You know how it is when you talk to someone with a different dialect from your own. You notice it and enjoy hearing the difference. Sometimes it humors you.
For instance, I worked with a girl from Long Island, New York. Neither of us respected the boss much. No, this wasn’t the media job from the “My Funny Email Subscription” post. It was my job at a university.
This woman would always say, “I hate ha,” instead of I hate her, referring to our boss, and it always made me laugh. She would also talk to her brother on the phone at work, which is when her dialect would come on really thick. Whenever he would say he had to to get off the phone, she would say, “Why you gotta rush? Where you goin’? What are ya a docta now or what?”
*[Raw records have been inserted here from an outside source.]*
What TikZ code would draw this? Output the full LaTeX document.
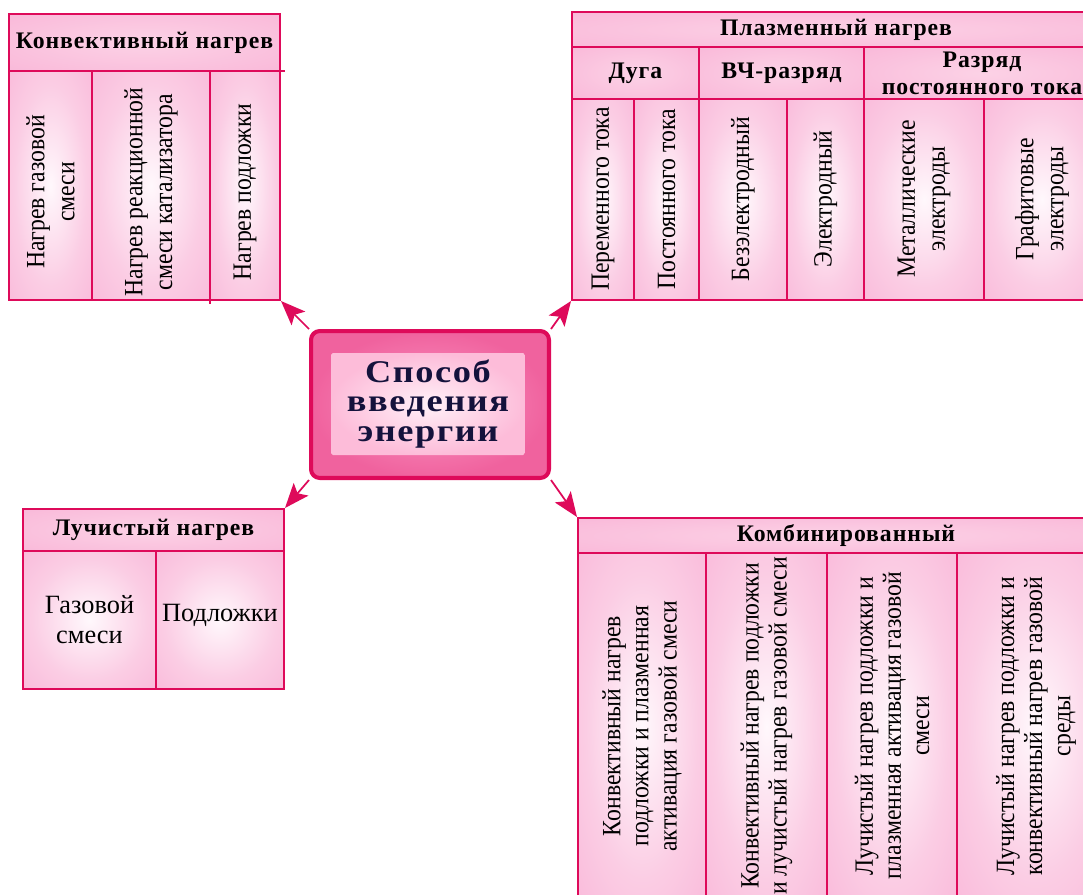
\documentclass[tikz,border=0pt]{standalone}
\usepackage{fontspec}
\setmainfont{Liberation Serif}
\usetikzlibrary{arrows.meta}
\definecolor{edgered}{RGB}{222,10,90}
\definecolor{cellout}{RGB}{248,170,210}
\definecolor{cellmid}{RGB}{251,205,228}
\definecolor{cellin}{RGB}{255,248,252}
\definecolor{headout}{RGB}{248,175,212}
\definecolor{headin}{RGB}{252,210,230}
\definecolor{coreout}{RGB}{240,98,158}
\definecolor{coremid}{RGB}{250,150,195}
\definecolor{innerout}{RGB}{253,188,217}
\definecolor{innerin}{RGB}{255,240,248}
\definecolor{inkblue}{RGB}{20,18,60}
\pgfdeclareradialshading{cellglow}{\pgfpoint{0bp}{0bp}}{color(0bp)=(cellin); color(22bp)=(cellmid); color(50bp)=(cellout); color(72bp)=(cellout)}
\pgfdeclareradialshading{headglow}{\pgfpoint{0bp}{0bp}}{color(0bp)=(headin); color(50bp)=(headout); color(72bp)=(headout)}
\tikzset{
  cellbox/.style={draw=edgered,line width=1pt,shading=cellglow},
  headbox/.style={draw=edgered,line width=1pt,shading=headglow},
  vtext/.style={rotate=90,align=center,inner sep=0pt,font=\fontsize{15}{17}\selectfont\addfontfeature{FakeStretch=0.9}},
  vtextb/.style={vtext,font=\fontsize{15}{16}\selectfont\addfontfeature{FakeStretch=0.9}},
  htext/.style={align=center,inner sep=0pt,font=\fontsize{15}{17}\selectfont},
  btext/.style={align=center,inner sep=0pt,font=\fontsize{13.5}{15.5}\selectfont\bfseries\addfontfeature{LetterSpace=4}},
  core/.style={draw=edgered,line width=2.3pt,rounded corners=5pt,minimum width=4.76cm,minimum height=2.94cm,
    inner color=coremid,outer color=coreout},
  corein/.style={rounded corners=1pt,minimum width=3.88cm,minimum height=2.04cm,inner sep=0pt,
    inner color=innerin,outer color=innerout,text=inkblue,align=center,
    font=\fontsize{18}{17}\selectfont\bfseries\addfontfeature{FakeStretch=1.15,LetterSpace=5}},
  link/.style={draw=edgered,line width=1pt,-{Stealth[length=14pt,width=11pt,inset=3pt]}},
}
\begin{document}
\begin{tikzpicture}[x=0.02cm,y=-0.02cm]
\useasboundingbox (0,0) rectangle (1083,894);
% centre
\node[core] (core) at (430,404.5) {};
\node[corein] (corein) at (428,404) {Способ\\введения\\энергии};
% convective heating
\path[headbox] (9,14) rectangle (280,71);
\node[btext] (kvhead) at (144.5,42.5) {Конвективный нагрев};
\foreach \xa/\xb/\lb [count=\i] in {9/92/{Нагрев газовой\\смеси},92/210/{Нагрев реакционной\\смеси катализатора},210/280/{Нагрев подложки}}{
  \path[cellbox] (\xa,71) rectangle (\xb,300);
  \node[vtext] (kv\i) at ({(\xa+\xb)/2},192) {\lb};
}
\draw[edgered,line width=1pt] (280,71)--(285,71) (210,300)--(210,304);
% plasma heating
\path[headbox] (572,12) rectangle (1100,47);
\node[btext] (plhead) at (836,29.5) {Плазменный нагрев};
\foreach \xa/\xb/\lb [count=\i] in {572/699/{Дуга},699/864/{ВЧ-разряд},864/1100/{Разряд\\постоянного тока}}{
  \path[headbox] (\xa,47) rectangle (\xb,99);
  \node[btext] (plsub\i) at ({(\xa+\xb)/2},73) {\lb};
}
\foreach \xa/\xb/\lb [count=\i] in {572/634/{Переменного тока},634/699/{Постоянного тока},699/787/{Безэлектродный},787/864/{Электродный},864/984/{Металлические\\электроды},984/1100/{Графитовые\\электроды}}{
  \path[cellbox] (\xa,99) rectangle (\xb,300);
  \node[vtext] (pl\i) at ({(\xa+\xb)/2},199) {\lb};
}
% radiant heating
\path[headbox] (23,509) rectangle (284,551);
\node[btext] (luhead) at (153.5,530) {Лучистый нагрев};
\foreach \xa/\xb/\lb/\yc [count=\i] in {23/156/{Газовой\\смеси}/620,156/284/{Подложки}/615}{
  \path[cellbox] (\xa,551) rectangle (\xb,689);
  \node[htext] (lu\i) at ({(\xa+\xb)/2},\yc) {\lb};
}
% combined
\path[headbox] (578,518) rectangle (1115,553);
\node[btext] (kbhead) at (846,535.5) {Комбинированный};
\foreach \xa/\xb/\lb [count=\i] in {578/706/{Конвективный нагрев\\подложки и плазменная\\активация газовой смеси},706/827/{Конвективный нагрев подложки\\и лучистый нагрев газовой смеси},827/957/{Лучистый нагрев подложки и\\плазменная активация газовой\\смеси},957/1115/{Лучистый нагрев подложки и\\конвективный нагрев газовой\\среды}}{
  \path[cellbox] (\xa,553) rectangle (\xb,900);
  \node[vtextb] (kb\i) at ({(\xa+\xb)/2},726) {\lb};
}
% arrows
\coordinate (kvtip) at (281,301);
\coordinate (pltip) at (571,301);
\coordinate (lutip) at (285,508);
\coordinate (kbtip) at (577,517);
\draw[link] (core.north west) -- (kvtip);
\draw[link] (core.north east) -- (pltip);
\draw[link] (core.south west) -- (lutip);
\draw[link] (core.south east) -- (kbtip);
\end{tikzpicture}
\end{document}
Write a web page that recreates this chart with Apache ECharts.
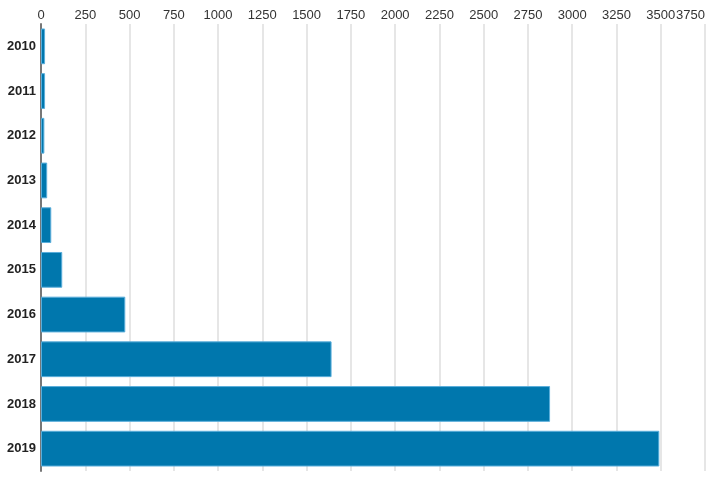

I miss listening to her, but now my youngest stepdaughter is dating a guy, Rob, originally from Staten Island, New York.
While his New York dialect isn’t quite as thick as the lady I used to work with, I love when he imitates his mom, which usually starts with an exasperated, “Oh my Gahd Rahb…”
Once on a visit I asked if he liked lentils because I had made some lentil soup. He said, “Oh, yea, my mom makes that.” Then he imitated her, raising his voice and trying to sound like an Italian New York woman, which is hysterical with his natural raspy voice, “Raahhb the len-tahlls are ready!”
English As A Second Language
It is my love of linguistics makes me enjoy hearing different dialects and regional sayings, but another thing that is really fun and funny is when someone with a different first language altogether is learning your language as their second.
For example, I took some art classes in Italy, and while there we met some Italian students. We were lucky because one of the American students, a girl who had lived in Italy until she was 8 years old, knew Italian, and one of the Italian students, a guy, knew English…pretty well. We chuckled, though, because he would pronounce every letter in a word, like the e in tired – so it would be like tie red. Or, pronounce the ch in character like you would in the word cherry.
Of course I’ve done my share of mispronunciations.
My eldest stepdaughter’s husband is Russian, and, of course, I have made him teach me all the bad words in his language, which I have to write in my own phonetics, and I still butcher it. This usually sends my step son-in-law and my stepdaughter into laughter at my attempts at the language. (My stepdaughter has been learning the language since high school and is rather fluent.)
Or, I will read parts out of my D!rty Russian slang book, a gift from my youngest stepdaughter one Christmas. I read extremely slow out of it as they try to guess what I am saying. I do so badly that my stepdaughter can’t even begin to understand, so she just rolls her eyes and laughs at me. Her husband, on the other hand, can figure it out. He’ll laugh, correct my mistakes and say, “That’s a gud one.”
One our favorite lines out of the book is: You are nothing but a train-stop whore. I don’t know that I would ever use that, but it is funny nonetheless.
But then there is funny and there is hilarious, and this story about my step son-in-law is classic…
My stepdaughter, who was here for a visit at the time, was talking to her Russian hubby, who had to stay back in Russia this particular trip. They were communicating via Skype.
She asked how his day was, and he said, “My boss is fucking my brains out.”
“Um, no he’s not,” she said.
“Yes, yes, he is fucking my brains out,” and went on to say what particular event happened.
“Um, yea, I think you mean that your boss is fucking with your head.”
And, of course, that is what he meant to say.
After she was finished explaining all this to him, she immediately shared this exchange with us, which we all enjoyed the laughter at his expense.
I shouldn’t laugh too hard, though, because I can’t even speak one word of Russian, except for hello. Meanwhile, with the exception of some slang, my step son-in-law really does pretty darn well with the English language. And, I am not just saying that to fuck your brains out.